A moist and lightly sweet quick bread featuring fresh cantaloupe, perfect for using up overripe fruit and making your kitchen smell like summer.
Prep Time 15 minutes
Cook Time 1 hour
Total Time 1 hour 15 minutes
Servings: 12 slices
Course: Breakfast, Snack
Cuisine: American
Calories: 235

Ingredients
  

Main Ingredients
  • 2 cups fresh cantaloupe, finely grated and lightly drained Very ripe cantaloupe is best.
  • 1.5 cups all-purpose flour Measure flour the easy way: fluff, spoon into the cup, level off.
  • 1 tsp baking powder
  • 1 tsp baking soda
  • 0.5 cups neutral oil Oil helps keep the crumb soft.
  • 2 large eggs Use room temperature eggs.
  • 0.75 cups granulated sugar You can swap part for brown sugar.
  • 1 tsp cinnamon Spice smart; start with cinnamon and a pinch of ginger.
  • 0.25 tsp ginger A little goes a long way.
  • 1 tsp vanilla extract
  • 1 tbsp lemon juice Brings brightness to the loaf.
  • 0.5 cups optional mix-ins (chopped pecans, mini chocolate chips, or coconut flakes)

Method
 

Preparation
  1. Preheat the oven to 350°F (175°C) and grease a standard 9x5 inch loaf pan.
  2. Grate the cantaloupe on the large holes of a box grater, then scoop it into a clean towel and give it a gentle squeeze to release juices.
  3. In a bowl, mix together the flour, baking powder, baking soda, sugar, cinnamon, ginger, and salt.
  4. In another bowl, whisk together the eggs, oil, vanilla extract, and lemon juice.
  5. Add the grated cantaloupe to the wet ingredients and mix well.
  6. Gradually mix the dry ingredients into the wet mixture until just combined.

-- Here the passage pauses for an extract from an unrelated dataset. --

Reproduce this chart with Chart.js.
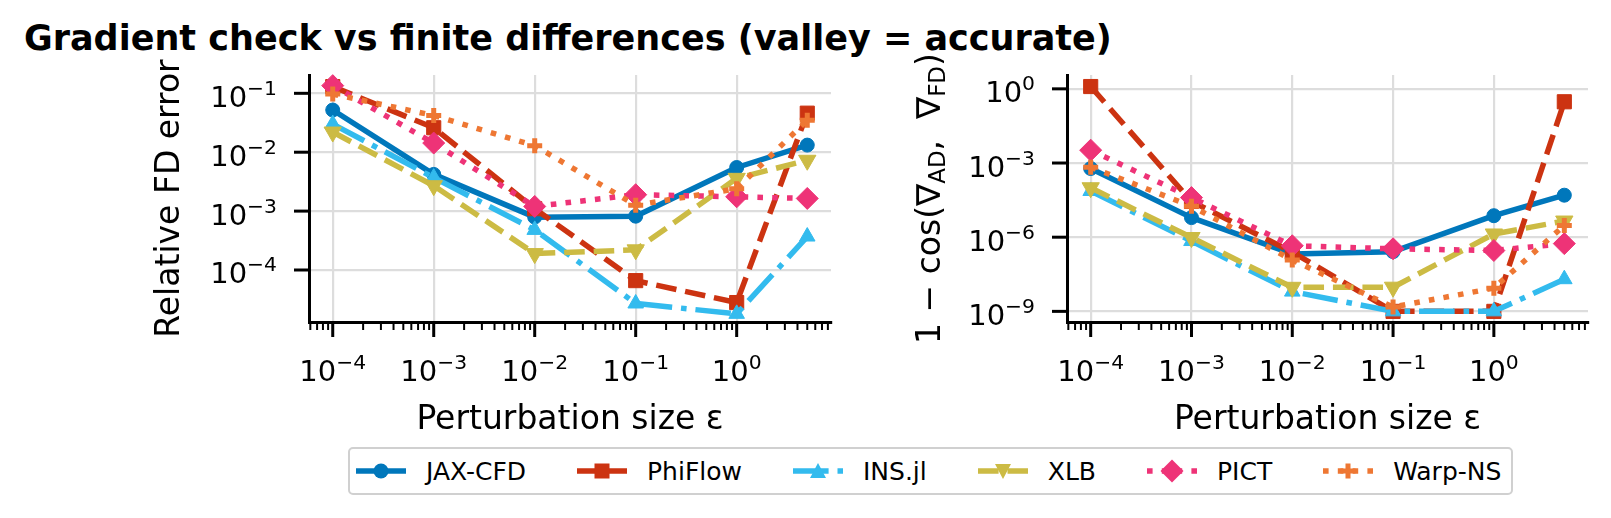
<!DOCTYPE html>
<html>
<head>
<meta charset="utf-8">
<script src="https://cdn.jsdelivr.net/npm/chart.js@4.4.1/dist/chart.umd.min.js"></script>
<style>
html,body{margin:0;padding:0;background:#fff;}
#wrap{position:relative;width:1611px;height:518px;overflow:hidden;font-family:'DejaVu Sans',sans-serif;color:#000;}
#title{position:absolute;left:24px;top:21px;font-size:35px;line-height:35px;font-weight:bold;white-space:nowrap;}
canvas{position:absolute;}
#legend{position:absolute;left:348px;top:447px;height:48px;display:flex;align-items:center;border:2px solid #d0d0d0;border-radius:5px;padding:0 10px 0 6px;box-sizing:border-box;background:#fff;}
.item{display:flex;align-items:center;margin-right:51px;font-size:25px;white-space:nowrap;}
.item:last-child{margin-right:0;}
.item svg{margin-right:20px;display:block;}
</style>
</head>
<body>
<div id="wrap">
  <div id="title">Gradient check vs finite differences (valley = accurate)</div>
  <canvas id="left" width="860" height="440" style="left:0;top:0;width:860px;height:440px;"></canvas>
  <canvas id="right" width="731" height="440" style="left:880px;top:0;width:731px;height:440px;"></canvas>
  <div id="legend"></div>
</div>
<script>
// ---------------- data ----------------
const epsilons = [1e-4, 1e-3, 1e-2, 1e-1, 1, 5];
const seriesNames = ['JAX-CFD', 'PhiFlow', 'INS.jl', 'XLB', 'PICT', 'Warp-NS'];

// Left panel: relative FD error
const jaxFd  = [0.052, 0.0042, 0.00079, 0.00082, 0.0055, 0.0132];
const phiFd  = [0.13, 0.026, 0.0011, 0.000066, 0.000028, 0.046];
const insFd  = [0.030, 0.0037, 0.00048, 0.000027, 0.000018, 0.00037];
const xlbFd  = [0.022, 0.0027, 0.00019, 0.00022, 0.0036, 0.0073];
const pictFd = [0.135, 0.0143, 0.0012, 0.0019, 0.00175, 0.00164];
const warpFd = [0.097, 0.042, 0.0129, 0.00126, 0.0024, 0.035];

// Right panel: 1 - cos(grad_AD, grad_FD)
const jaxCos  = [6e-4, 6.2e-6, 2.1e-7, 2.6e-7, 7.4e-6, 5e-5];
const phiCos  = [1.24, 2.8e-5, 2.5e-7, 1e-9, 1e-9, 0.3];
const insCos  = [7.4e-5, 7e-7, 6.3e-9, 1e-9, 1e-9, 2e-8];
const xlbCos  = [1e-4, 9.7e-7, 9.4e-9, 9.5e-9, 1.35e-6, 4.5e-6];
const pictCos = [3.3e-3, 4e-5, 4.5e-7, 3.4e-7, 2.9e-7, 5.5e-7];
const warpCos = [6.8e-4, 1.8e-5, 1.2e-7, 1.5e-9, 8.7e-9, 3e-6];

// ticks (label = "10" with a superscript exponent)
const tickBase = '10';
const xMajorTicks     = [1e-4, 1e-3, 1e-2, 1e-1, 1];
const xMajorExponents = ['−4', '−3', '−2', '−1', '0'];
const leftYTicks      = [1e-4, 1e-3, 1e-2, 1e-1];
const leftYExponents  = ['−4', '−3', '−2', '−1'];
const rightYTicks     = [1e-9, 1e-6, 1e-3, 1];
const rightYExponents = ['−9', '−6', '−3', '0'];

// text
const titleText = 'Gradient check vs finite differences (valley = accurate)';
const xTitle = 'Perturbation size ε';
const leftYTitle = 'Relative FD error';
const rightYTitleParts = [['1 − cos(∇', 0], ['AD', 1], [',  ∇', 0], ['FD', 1], [')', 0]];

// ---------------- styles ----------------
const FONT = "'DejaVu Sans', sans-serif";
const TICK_PX = 29, EXP_PX = 20.3, LABEL_PX = 33;
const styles = [
  {color:'#0077BB', dash:[],                     point:'circle',   r:7,   rot:0,   pbw:1},
  {color:'#CC3311', dash:[20.6, 8.9],            point:'rect',     r:10,  rot:0,   pbw:1},
  {color:'#33BBEE', dash:[35.6, 8.9, 5.6, 8.9],  point:'triangle', r:9,   rot:0,   pbw:1},
  {color:'#CCBB44', dash:[20.6, 8.9],            point:'triangle', r:10,  rot:180, pbw:1},
  {color:'#EE3377', dash:[5.6, 9.2],             point:'rectRot',  r:11,  rot:0,   pbw:1},
  {color:'#EE7733', dash:[5.6, 9.2],             point:'cross',    r:7.5, rot:0,   pbw:5}
];

const xMin = Math.pow(10, -4.235), xMax = Math.pow(10, 0.934);

function xTickObjs() {
  const out = [];
  for (let e = -5; e <= 0; e++) {
    for (let m = 1; m <= 9; m++) {
      const v = m * Math.pow(10, e);
      if (v >= xMin && v <= xMax) out.push({value: v, major: m === 1});
    }
  }
  return out;
}
function exponentFor(values, exps, v) {
  for (let i = 0; i < values.length; i++) {
    if (Math.abs(Math.log10(v) - Math.log10(values[i])) < 1e-6) return exps[i];
  }
  return null;
}

function buildDatasets(seriesList) {
  return seriesList.map((vals, i) => {
    const s = styles[i];
    return {
      label: seriesNames[i],
      data: epsilons.map((e, k) => ({x: e, y: vals[k]})),
      borderColor: s.color,
      backgroundColor: s.color,
      borderWidth: 5.5,
      borderDash: s.dash,
      borderCapStyle: 'butt',
      borderJoinStyle: 'round',
      pointStyle: s.point,
      pointRadius: s.r,
      pointRotation: s.rot,
      pointBackgroundColor: s.color,
      pointBorderColor: s.color,
      pointBorderWidth: s.pbw,
      pointHoverRadius: s.r,
      tension: 0,
      fill: false,
      clip: 14,
      order: seriesList.length - i
    };
  });
}

// tick marks (major + minor) and "10^n" tick labels, placed with the chart's own scales
function drawPow(ctx, exp, x, baseline, align) {
  ctx.font = TICK_PX + 'px ' + FONT;
  const w1 = ctx.measureText(tickBase).width;
  ctx.font = EXP_PX + 'px ' + FONT;
  const w2 = ctx.measureText(exp).width;
  const total = w1 + w2;
  const start = align === 'center' ? x - total / 2 : x - total;
  ctx.font = TICK_PX + 'px ' + FONT;
  ctx.fillText(tickBase, start, baseline);
  ctx.font = EXP_PX + 'px ' + FONT;
  ctx.fillText(exp, start + w1, baseline - 12);
}

function axisDecor(yTicks, yExps) {
  return {
    id: 'axisDecor',
    afterDraw(chart) {
      const ctx = chart.ctx, a = chart.chartArea;
      const xs = chart.scales.x, ys = chart.scales.y;
      ctx.save();
      ctx.strokeStyle = '#000';
      ctx.fillStyle = '#000';
      ctx.lineCap = 'butt';
      ctx.textAlign = 'left';
      ctx.textBaseline = 'alphabetic';
      xs.ticks.forEach(t => {
        const px = xs.getPixelForValue(t.value);
        ctx.lineWidth = t.major ? 3 : 2;
        ctx.beginPath();
        ctx.moveTo(px, a.bottom);
        ctx.lineTo(px, a.bottom + (t.major ? 15 : 8));
        ctx.stroke();
        const e = exponentFor(xMajorTicks, xMajorExponents, t.value);
        if (e !== null) drawPow(ctx, e, px, a.bottom + 59, 'center');
      });
      ys.ticks.forEach(t => {
        const py = ys.getPixelForValue(t.value);
        ctx.lineWidth = 3;
        ctx.beginPath();
        ctx.moveTo(a.left, py);
        ctx.lineTo(a.left - 15, py);
        ctx.stroke();
        const e = exponentFor(yTicks, yExps, t.value);
        if (e !== null) drawPow(ctx, e, a.left - 32, py + 13.5, 'right');
      });
      ctx.restore();
    }
  };
}

const cosTitle = {
  id: 'cosTitle',
  afterDraw(chart) {
    const ctx = chart.ctx;
    const a = chart.chartArea;
    const cx = 51, cy = (a.top + a.bottom) / 2;
    const big = LABEL_PX, small = 23;
    ctx.save();
    ctx.fillStyle = '#000';
    ctx.textBaseline = 'middle';
    ctx.textAlign = 'left';
    let total = 0;
    const widths = rightYTitleParts.map(([txt, sub]) => {
      ctx.font = (sub ? small : big) + 'px ' + FONT;
      const w = ctx.measureText(txt).width;
      total += w;
      return w;
    });
    ctx.translate(cx, cy);
    ctx.rotate(-Math.PI / 2);
    let x = -total / 2;
    rightYTitleParts.forEach(([txt, sub], i) => {
      ctx.font = (sub ? small : big) + 'px ' + FONT;
      ctx.fillText(txt, x, sub ? 8 : 0);
      x += widths[i];
    });
    ctx.restore();
  }
};

function makeConfig(seriesList, yMin, yMax, yTicks, yExps, yTitleText, yWidth, padding, extraPlugins) {
  return {
    type: 'line',
    data: {datasets: buildDatasets(seriesList)},
    options: {
      responsive: false,
      animation: false,
      devicePixelRatio: 1,
      layout: {padding: padding},
      plugins: {legend: {display: false}, tooltip: {enabled: false}, title: {display: false}},
      scales: {
        x: {
          type: 'logarithmic',
          min: xMin, max: xMax,
          afterBuildTicks: s => { s.ticks = xTickObjs(); },
          afterFit: s => { s.height = 118; },
          ticks: {autoSkip: false, maxRotation: 0, minRotation: 0, callback: () => ''},
          grid: {
            drawTicks: false, lineWidth: 2.2,
            color: c => (c.tick && c.tick.major) ? '#dddddd' : 'rgba(0,0,0,0)'
          },
          border: {display: true, color: '#000', width: 3},
          title: {display: true, text: xTitle, color: '#000', font: {family: FONT, size: LABEL_PX}, padding: {top: 1, bottom: 0}}
        },
        y: {
          type: 'logarithmic',
          min: yMin, max: yMax,
          afterBuildTicks: s => { s.ticks = yTicks.map(v => ({value: v, major: true})); },
          afterFit: s => { s.width = yWidth; },
          ticks: {autoSkip: false, callback: () => ''},
          grid: {drawTicks: false, lineWidth: 2.2, color: '#dddddd'},
          border: {display: true, color: '#000', width: 3},
          title: {display: !!yTitleText, text: yTitleText || '', color: '#000', font: {family: FONT, size: LABEL_PX}, padding: {top: 1, bottom: 0}}
        }
      }
    },
    plugins: [axisDecor(yTicks, yExps)].concat(extraPlugins)
  };
}

new Chart(document.getElementById('left'), makeConfig(
  [jaxFd, phiFd, insFd, xlbFd, pictFd, warpFd],
  Math.pow(10, -4.883), Math.pow(10, -0.689),
  leftYTicks, leftYExponents, leftYTitle, 159,
  {left: 150, top: 75, right: 29, bottom: 0},
  []
));

new Chart(document.getElementById('right'), makeConfig(
  [jaxCos, phiCos, insCos, xlbCos, pictCos, warpCos],
  Math.pow(10, -9.43), Math.pow(10, 0.56),
  rightYTicks, rightYExponents, '', 187,
  {left: 0, top: 75, right: 23, bottom: 0},
  [cosTitle]
));

// ---------------- legend (HTML) ----------------
function markerSvg(s) {
  const cx = 25, cy = 15, c = s.color;
  switch (s.point) {
    case 'circle': return `<circle cx="${cx}" cy="${cy}" r="7.5" fill="${c}"/>`;
    case 'rect': return `<rect x="${cx-7.5}" y="${cy-7.5}" width="15" height="15" fill="${c}"/>`;
    case 'triangle':
      if (s.rot === 180) return `<polygon points="${cx-8},${cy-7} ${cx+8},${cy-7} ${cx},${cy+8}" fill="${c}"/>`;
      return `<polygon points="${cx-8},${cy+7} ${cx+8},${cy+7} ${cx},${cy-8}" fill="${c}"/>`;
    case 'rectRot': return `<polygon points="${cx},${cy-11.5} ${cx+11.5},${cy} ${cx},${cy+11.5} ${cx-11.5},${cy}" fill="${c}"/>`;
    case 'cross': return `<rect x="${cx-2.5}" y="${cy-7.5}" width="5" height="15" fill="${c}"/><rect x="${cx-7.5}" y="${cy-2.5}" width="15" height="5" fill="${c}"/>`;
  }
  return '';
}
const legend = document.getElementById('legend');
seriesNames.forEach((name, i) => {
  const s = styles[i];
  const item = document.createElement('div');
  item.className = 'item';
  const dash = s.dash.length ? `stroke-dasharray="${s.dash.join(' ')}"` : '';
  item.innerHTML = `<svg width="50" height="30" viewBox="0 0 50 30"><line x1="0" y1="15" x2="50" y2="15" stroke="${s.color}" stroke-width="5.5" ${dash}/>${markerSvg(s)}</svg><span>${name}</span>`;
  legend.appendChild(item);
});
</script>
</body>
</html>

Don't overmix.
  7. Fold in any optional mix-ins if desired.
Baking
  1. Pour the batter into the prepared loaf pan.
  2. Bake for 50-60 minutes, starting to check for doneness at 45 minutes with a toothpick, which should come out clean or with a few moist crumbs.
Cooling
  1. Cool the loaf in the pan for 10 to 15 minutes, then transfer to a wire rack to cool completely.
  2. Slice the loaf once cooled to prevent crumbling.

Notes

This bread freezes beautifully. Wrap tightly once fully cooled. For a dessert vibe, add a simple glaze made with powdered sugar, milk, and vanilla.